With the rapidly rising cost of college tuition, parents are well-justified in their anxiousness about how to pay for their child’s education. There is a myriad of options for parents wanting to get a head start in saving for this big investment. Although it can often be overwhelming deciding what path to take when planning for your child’s educational future and how to pay for it, here are a few of the top options to consider for your savings plan:

529 College Plan

The gold standard of college saving is the 529 plan. Also known as Qualified Tuition Programs (QTP), this plan allows parents to invest after-tax money into a qualified fund and then withdraw that money and its gains tax-free to put toward use for educational expenses.
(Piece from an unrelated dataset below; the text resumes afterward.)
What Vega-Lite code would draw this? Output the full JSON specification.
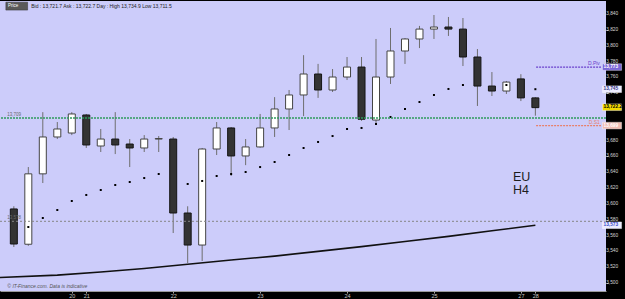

With more than 30 states offering these type of plans, it pays to shop around to find the best fit for your individual needs.

Roth IRA

Although this type of investment is most associated with retirement savings, a Roth IRA can also be an invaluable vehicle when saving for college expenses. The withdraw rules are similar to the 529, however, investors can use the Roth dividends to also go toward retirement, giving this type of plan more flexibility should your child not pursue a higher education.

Prepaid College Tuition Plans

Self-explanatory in nature, these plans allow parents the benefit of pre-paying for college at today’s prices. By locking in current prices, parents can guard themselves against rapidly escalating costs while also saving money.

Coverdell Education Savings Account

This trust applies to both college education expenses as well as costs incurred at K-12 levels. Although the terms are more flexible, a Coverdell account comes with a $2,000 annual limit, making this choice a deterrent for families wishing to contribute more.

UGMA and UTMA Custodial Accounts

Although these accounts do not have as many tax advantages as its Roth or 529 counterparts, they can be gifted to a child for any reason. Unlike other investment accounts geared toward education, these accounts are placed in the child’s name, giving them full control over the money when the term expires. Conversely, since the child owns the fund, the amount of qualifying aid might be affected.